While Starfleet Academy is technically the story of the kids who form the first cadet class at the institution in a century, the show also firmly establishes Ake and Braka as fierce adversaries, whose past interactions have not only shaped and molded the people they’ve become but also help reflect some of their own inner insecurities. And for the actors who play them, their face-offs are also just fun.
“When you face off with an adversary, it’s fun to come at it with real appetite rather than holding yourself back from the engagement,” Hunter said. “I really felt this was saying yes, just saying yes to an opponent.”
“And he’s a worthy opponent,” Giamatti chimed in. “It’s fun to go at it, it’s pleasurable [for them both].
However, when it comes to Braka, his feelings about Ake are much more complicated than they may initially appear.
“What’s very true for my character in the myriad ways that I look at her…is that I look at her and I see and feel all kinds of things: Envy, jealousy, a need for a kind of confidant or a mother or a friend or a teacher,” Giamatti said. “I think [Braka] resents being shut out. You’ll find out at the end of the whole series why he’s so pissed off about everything. And I think he feels very disenfranchised, that there’s an actual real desire for recognition from her underneath all of it. He wishes that he could have a mentor and a mother and a sister and a friend who would guide him the way she’s guiding all these other kids. And he’s a kid, but he’s not getting the attention anymore.”

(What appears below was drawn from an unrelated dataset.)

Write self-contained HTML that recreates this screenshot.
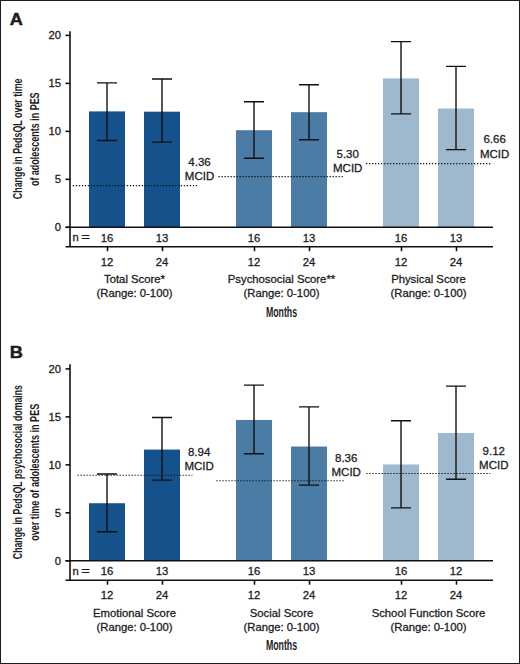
<!DOCTYPE html>
<html><head><meta charset="utf-8"><style>
html,body{margin:0;padding:0;background:#fff;}
body{width:520px;height:664px;overflow:hidden;}
svg{display:block;}
text{font-family:"Liberation Sans",sans-serif;fill:#1d1d1f;stroke:#1d1d1f;stroke-width:0.3px;}
.lt{font-size:16.5px;font-weight:bold;stroke-width:0.5px;}
.tk{font-size:11.3px;}
.mc{font-size:11.5px;}
.yl{font-size:12.8px;font-weight:bold;stroke-width:0;}
.mo{font-size:14.4px;font-weight:bold;stroke-width:0;}
.ax{stroke:#111;stroke-width:1.6;fill:none;}
.eb{stroke:#111;stroke-width:1.4;fill:none;}
.dot{stroke:#111;stroke-width:1.1;stroke-dasharray:1.3 1.7;}
</style></head><body>
<svg width="520" height="664" viewBox="0 0 520 664">
<rect x="0.5" y="0.5" width="519" height="663" fill="#fff" stroke="#1d1d1f" stroke-width="1"/>
<g transform="translate(9.8,24.5) scale(1.1,1)"><text x="0" y="0" class="lt">A</text></g>
<g transform="translate(22.3,138.8) rotate(-90)"><text x="-60.4" y="0" class="yl" textLength="120.7" lengthAdjust="spacingAndGlyphs">Change in PedsQL over time</text></g>
<g transform="translate(38.8,139.2) rotate(-90)"><text x="-46.9" y="0" class="yl" textLength="93.7" lengthAdjust="spacingAndGlyphs">of adolescents in PES</text></g>
<rect x="89" y="111.39" width="36" height="115.91" fill="#15528b"/>
<rect x="144" y="111.68" width="36" height="115.62" fill="#15528b"/>
<rect x="236" y="130.20" width="36" height="97.10" fill="#4b7ca6"/>
<rect x="291" y="112.16" width="36" height="115.14" fill="#4b7ca6"/>
<rect x="383" y="78.39" width="36" height="148.91" fill="#9eb9ce"/>
<rect x="438" y="108.51" width="36" height="118.79" fill="#9eb9ce"/>
<line x1="72.8" x2="198.3" y1="185.67" y2="185.67" class="dot"/>
<line x1="218.5" x2="343.8" y1="176.65" y2="176.65" class="dot"/>
<line x1="366" x2="491.4" y1="163.60" y2="163.60" class="dot"/>
<path d="M107 82.90V140.47M97 82.90H117M97 140.47H117" class="eb"/>
<path d="M162 78.96V142.10M152 78.96H172M152 142.10H172" class="eb"/>
<path d="M254 101.80V158.22M244 101.80H264M244 158.22H264" class="eb"/>
<path d="M309 84.72V139.70M299 84.72H319M299 139.70H319" class="eb"/>
<path d="M401 41.64V113.89M391 41.64H411M391 113.89H411" class="eb"/>
<path d="M456 66.39V149.58M446 66.39H466M446 149.58H466" class="eb"/>
<path d="M70 31.20V246.80" class="ax"/>
<path d="M65.5 227.30H70" class="ax"/>
<text x="61" y="231.20" class="tk" text-anchor="end">0</text>
<path d="M65.5 179.33H70" class="ax"/>
<text x="61" y="183.23" class="tk" text-anchor="end">5</text>
<path d="M65.5 131.35H70" class="ax"/>
<text x="61" y="135.25" class="tk" text-anchor="end">10</text>
<path d="M65.5 83.38H70" class="ax"/>
<text x="61" y="87.28" class="tk" text-anchor="end">15</text>
<path d="M65.5 35.40H70" class="ax"/>
<text x="61" y="39.30" class="tk" text-anchor="end">20</text>
<path d="M65.5 227.30H493M65.5 246.80H493" class="ax"/>
<path d="M107.5 246.80V251.20" class="ax"/>
<path d="M162.5 246.80V251.20" class="ax"/>
<path d="M254.5 246.80V251.20" class="ax"/>
<path d="M309.5 246.80V251.20" class="ax"/>
<path d="M401.5 246.80V251.20" class="ax"/>
<path d="M456.5 246.80V251.20" class="ax"/>
<text x="72.5" y="241.2" class="tk">n</text>
<g transform="translate(81.2,241.2) scale(1.3,1)"><text x="0" y="0" class="tk">=</text></g>
<text x="107" y="241.5" class="tk" text-anchor="middle">16</text>
<text x="107" y="265.6" class="tk" text-anchor="middle">12</text>
<text x="162" y="241.5" class="tk" text-anchor="middle">13</text>
<text x="162" y="265.6" class="tk" text-anchor="middle">24</text>
<text x="254" y="241.5" class="tk" text-anchor="middle">16</text>
<text x="254" y="265.6" class="tk" text-anchor="middle">12</text>
<text x="309" y="241.5" class="tk" text-anchor="middle">13</text>
<text x="309" y="265.6" class="tk" text-anchor="middle">24</text>
<text x="401" y="241.5" class="tk" text-anchor="middle">16</text>
<text x="401" y="265.6" class="tk" text-anchor="middle">12</text>
<text x="456" y="241.5" class="tk" text-anchor="middle">13</text>
<text x="456" y="265.6" class="tk" text-anchor="middle">24</text>
<text x="134.5" y="283.2" class="tk" text-anchor="middle">Total Score*</text>
<text x="134.5" y="297.2" class="tk" text-anchor="middle">(Range: 0-100)</text>
<text x="281.5" y="283.2" class="tk" text-anchor="middle">Psychosocial Score**</text>
<text x="281.5" y="297.2" class="tk" text-anchor="middle">(Range: 0-100)</text>
<text x="428.5" y="283.2" class="tk" text-anchor="middle">Physical Score</text>
<text x="428.5" y="297.2" class="tk" text-anchor="middle">(Range: 0-100)</text>
<g transform="translate(281.5,316.8)"><text x="0" y="0" class="mo" text-anchor="middle" transform="scale(0.61,1)">Months</text></g>
<text x="199.5" y="165.8" class="mc" text-anchor="middle">4.36</text>
<text x="199.5" y="180.2" class="mc" text-anchor="middle">MCID</text>
<text x="347.7" y="157.7" class="mc" text-anchor="middle">5.30</text>
<text x="347.7" y="172.1" class="mc" text-anchor="middle">MCID</text>
<text x="494.6" y="143.3" class="mc" text-anchor="middle">6.66</text>
<text x="494.6" y="157.7" class="mc" text-anchor="middle">MCID</text>
<g transform="translate(9.8,358.0) scale(1.1,1)"><text x="0" y="0" class="lt">B</text></g>
<g transform="translate(22.3,472.1) rotate(-90)"><text x="-87.1" y="0" class="yl" textLength="174.2" lengthAdjust="spacingAndGlyphs">Change in PedsQL psychosocial domains</text></g>
<g transform="translate(38.8,472.3) rotate(-90)"><text x="-68.5" y="0" class="yl" textLength="137.0" lengthAdjust="spacingAndGlyphs">over time of adolescents in PES</text></g>
<rect x="89" y="503.23" width="36" height="57.57" fill="#15528b"/>
<rect x="144" y="449.59" width="36" height="111.21" fill="#15528b"/>
<rect x="236" y="419.95" width="36" height="140.85" fill="#4b7ca6"/>
<rect x="291" y="446.52" width="36" height="114.28" fill="#4b7ca6"/>
<rect x="383" y="464.47" width="36" height="96.33" fill="#9eb9ce"/>
<rect x="438" y="432.99" width="36" height="127.81" fill="#9eb9ce"/>
<line x1="77.5" x2="192.4" y1="475.22" y2="475.22" class="dot"/>
<line x1="216.4" x2="345.3" y1="480.79" y2="480.79" class="dot"/>
<line x1="366.4" x2="490.4" y1="473.49" y2="473.49" class="dot"/>
<path d="M107 473.97V531.82M97 473.97H117M97 531.82H117" class="eb"/>
<path d="M162 417.45V480.11M152 417.45H172M152 480.11H172" class="eb"/>
<path d="M254 385.12V453.72M244 385.12H264M244 453.72H264" class="eb"/>
<path d="M309 406.90V485.10M299 406.90H319M299 485.10H319" class="eb"/>
<path d="M401 420.81V507.84M391 420.81H411M391 507.84H411" class="eb"/>
<path d="M456 386.08V479.24M446 386.08H466M446 479.24H466" class="eb"/>
<path d="M70 364.20V580.30" class="ax"/>
<path d="M65.5 560.80H70" class="ax"/>
<text x="61" y="564.70" class="tk" text-anchor="end">0</text>
<path d="M65.5 512.82H70" class="ax"/>
<text x="61" y="516.72" class="tk" text-anchor="end">5</text>
<path d="M65.5 464.85H70" class="ax"/>
<text x="61" y="468.75" class="tk" text-anchor="end">10</text>
<path d="M65.5 416.88H70" class="ax"/>
<text x="61" y="420.77" class="tk" text-anchor="end">15</text>
<path d="M65.5 368.90H70" class="ax"/>
<text x="61" y="372.80" class="tk" text-anchor="end">20</text>
<path d="M65.5 560.80H493M65.5 580.30H493" class="ax"/>
<path d="M107.5 580.30V584.70" class="ax"/>
<path d="M162.5 580.30V584.70" class="ax"/>
<path d="M254.5 580.30V584.70" class="ax"/>
<path d="M309.5 580.30V584.70" class="ax"/>
<path d="M401.5 580.30V584.70" class="ax"/>
<path d="M456.5 580.30V584.70" class="ax"/>
<text x="72.5" y="574.7" class="tk">n</text>
<g transform="translate(81.2,574.7) scale(1.3,1)"><text x="0" y="0" class="tk">=</text></g>
<text x="107" y="575.0" class="tk" text-anchor="middle">16</text>
<text x="107" y="599.1" class="tk" text-anchor="middle">12</text>
<text x="162" y="575.0" class="tk" text-anchor="middle">13</text>
<text x="162" y="599.1" class="tk" text-anchor="middle">24</text>
<text x="254" y="575.0" class="tk" text-anchor="middle">16</text>
<text x="254" y="599.1" class="tk" text-anchor="middle">12</text>
<text x="309" y="575.0" class="tk" text-anchor="middle">13</text>
<text x="309" y="599.1" class="tk" text-anchor="middle">24</text>
<text x="401" y="575.0" class="tk" text-anchor="middle">16</text>
<text x="401" y="599.1" class="tk" text-anchor="middle">12</text>
<text x="456" y="575.0" class="tk" text-anchor="middle">12</text>
<text x="456" y="599.1" class="tk" text-anchor="middle">24</text>
<text x="134.5" y="616.7" class="tk" text-anchor="middle">Emotional Score</text>
<text x="134.5" y="630.7" class="tk" text-anchor="middle">(Range: 0-100)</text>
<text x="281.5" y="616.7" class="tk" text-anchor="middle">Social Score</text>
<text x="281.5" y="630.7" class="tk" text-anchor="middle">(Range: 0-100)</text>
<text x="428.5" y="616.7" class="tk" text-anchor="middle">School Function Score</text>
<text x="428.5" y="630.7" class="tk" text-anchor="middle">(Range: 0-100)</text>
<g transform="translate(281.5,650.3)"><text x="0" y="0" class="mo" text-anchor="middle" transform="scale(0.61,1)">Months</text></g>
<text x="199.1" y="455.8" class="mc" text-anchor="middle">8.94</text>
<text x="199.1" y="470.2" class="mc" text-anchor="middle">MCID</text>
<text x="346.2" y="461.7" class="mc" text-anchor="middle">8.36</text>
<text x="346.2" y="476.1" class="mc" text-anchor="middle">MCID</text>
<text x="493.8" y="454.5" class="mc" text-anchor="middle">9.12</text>
<text x="493.8" y="468.9" class="mc" text-anchor="middle">MCID</text>
</svg>
</body></html>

The antagonistic relationship between the two also reflects some of the deeper ideological issues at work in the world of the Federation post-Burn. (And perhaps even in the one we’re living in today.)
“I think Nus Braka comes from a place of anger,” co-showrunner Noga Landau said. “He represents a force that is active in the world right now, which is the force that is trying to divide people. And it’s trying to tell people, ‘You can’t trust each other because you’re this and you’re that, and there’s no common ground.’ Nahla represents a very different approach. She represents exploration and reason and science and the things that bring us together, the common ground. There is not a student that Nahla would turn away from Starfleet Academy simply because of who they are or where they come from. She’s a person who brings people together. She represents the best ideals of the Federation in that sense.”
New episodes of Star Trek: Starfleet Academy premiere Thursdays on Paramount+, culminating with the finale on March 12.